Fintechs, investment apps and Robo-Advisors are not left out. With the ISA 2025, gone are the days of apps promising you “safe and easy investing” without rules. Fintechs have been brought under regulatory watch; investment platforms, savings apps, robo-advisors, and digital asset managers must register with the SEC. Also, they must clearly disclose risks, explain where your money is going, and protect your data and funds and are expected to behave like real financial institutions, not “tech bros with vibes”.
As an investor, you can now be safe if you stick with platforms that are registered or working toward registration and not just follow influencer hype and if you register, comply and educate your users as a fintech firm.

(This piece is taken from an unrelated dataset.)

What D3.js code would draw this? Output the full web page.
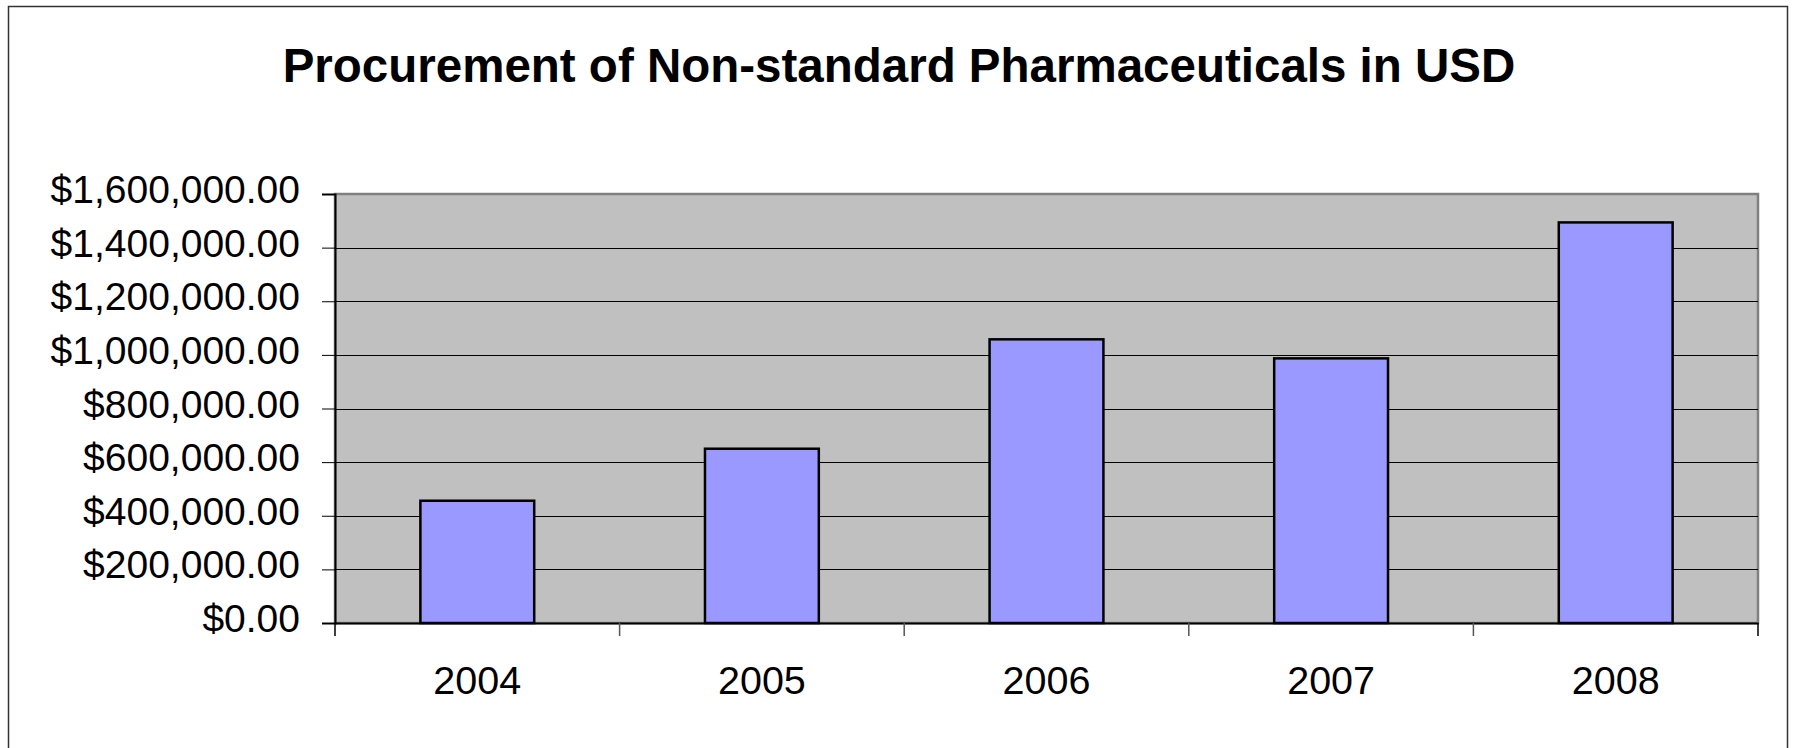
<!DOCTYPE html>
<html>
<head>
<meta charset="utf-8">
<title>Procurement of Non-standard Pharmaceuticals in USD</title>
<script src="https://d3js.org/d3.v7.min.js"></script>
<style>
body { margin: 0; background: #fff; }
text { font-family: "Liberation Sans", Arial, sans-serif; fill: #000; }
.axis text { font-size: 39px; }
.axis--x text { font-size: 39.5px; }
</style>
</head>
<body>
<svg width="1795" height="748"></svg>
<script>
var years = ["2004", "2005", "2006", "2007", "2008"];
var amounts = [456000, 650000, 1058000, 987000, 1494000];
var yTicks = [0, 200000, 400000, 600000, 800000, 1000000, 1200000, 1400000, 1600000];

var svg = d3.select("svg"),
    plot = {left: 335, top: 194, right: 1758, bottom: 623};

// chart frame
svg.append("rect")
    .attr("x", 8.5).attr("y", 6.5)
    .attr("width", 1779).attr("height", 760)
    .attr("fill", "#fff").attr("stroke", "#333").attr("stroke-width", 1.5);

svg.append("text")
    .attr("x", 899).attr("y", 82)
    .attr("text-anchor", "middle")
    .style("font-size", "47.5px").style("font-weight", "bold")
    .text("Procurement of Non-standard Pharmaceuticals in USD");

var x = d3.scaleBand()
    .domain(years)
    .range([plot.left, plot.right])
    .paddingInner(0.6)
    .paddingOuter(0.3);

var y = d3.scaleLinear()
    .domain([0, 1600000])
    .range([plot.bottom, plot.top]);

var fmt = d3.format("$,.2f");

// plot area background with grey top/right edge
svg.append("rect")
    .attr("x", plot.left).attr("y", plot.top)
    .attr("width", plot.right - plot.left).attr("height", plot.bottom - plot.top)
    .attr("fill", "#c0c0c0").attr("stroke", "#808080").attr("stroke-width", 2.5);

// gridlines
svg.append("g")
  .selectAll("line").data(yTicks.slice(1, -1)).enter().append("line")
    .attr("x1", plot.left).attr("x2", plot.right)
    .attr("y1", function(d) { return Math.round(y(d)) + 0.5; })
    .attr("y2", function(d) { return Math.round(y(d)) + 0.5; })
    .attr("stroke", "#000").attr("stroke-width", 1);

// bars
svg.append("g")
  .selectAll("rect").data(years).enter().append("rect")
    .attr("x", function(d) { return x(d); })
    .attr("y", function(d, i) { return y(amounts[i]); })
    .attr("width", x.bandwidth())
    .attr("height", function(d, i) { return plot.bottom - y(amounts[i]); })
    .attr("fill", "#9999ff")
    .attr("stroke", "#000").attr("stroke-width", 2.5);

// y axis
var yAxis = svg.append("g")
    .attr("class", "axis axis--y")
    .attr("transform", "translate(" + plot.left + ",0)")
    .call(d3.axisLeft(y).tickValues(yTicks).tickFormat(fmt).tickSize(13).tickPadding(22));
yAxis.select(".domain").attr("stroke", "#000").attr("stroke-width", 2);
yAxis.selectAll(".tick line").attr("stroke", "#000");
yAxis.selectAll(".tick text").attr("dy", "0.22em");

// x axis, ticks sit at the category boundaries
var xAxis = svg.append("g")
    .attr("class", "axis axis--x")
    .attr("transform", "translate(0," + plot.bottom + ")")
    .call(d3.axisBottom(x).tickSize(0).tickPadding(43));
xAxis.select(".domain").attr("stroke", "#000").attr("stroke-width", 2);

var bounds = d3.range(years.length + 1).map(function(i) {
  return plot.left + i * (plot.right - plot.left) / years.length;
});
xAxis.selectAll(".bound").data(bounds).enter().append("line")
    .attr("class", "bound")
    .attr("x1", function(d) { return d; }).attr("x2", function(d) { return d; })
    .attr("y1", 0).attr("y2", 13)
    .attr("stroke", function(d, i) { return i === 0 || i === years.length ? "#000" : "#555"; })
    .attr("stroke-width", 1.5);
</script>
</body>
</html>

Section 273 of ISA also introduces a broad categorisation of security exchanges for ease of registration and operation. Securities exchanges are now categorised into Composite and Non-composite Exchanges. A Composite Exchange allows the listing and trading of all categories of securities and products, while Non-composite Exchanges are limited to specific asset classes for better market segmentation, encouraging specialisation and improved regulatory oversight, making it easier for investors and companies to navigate the market.
The Act also incorporates provisions for managing systemic risks within the capital market, in terms of safeguarding against crises that could undermine investor confidence and mandates the SEC to establish mechanisms for monitoring and mitigating systemic risks such as requiring capital market participants to submit relevant documents or information for monitoring and mitigating systemic risks.
ISA 2025 marks a significant advancement in Nigeria’s capital market regulatory framework and may be the end of the road for operatives of Ponzi schemes as it sets a new benchmark for market integrity in Nigeria.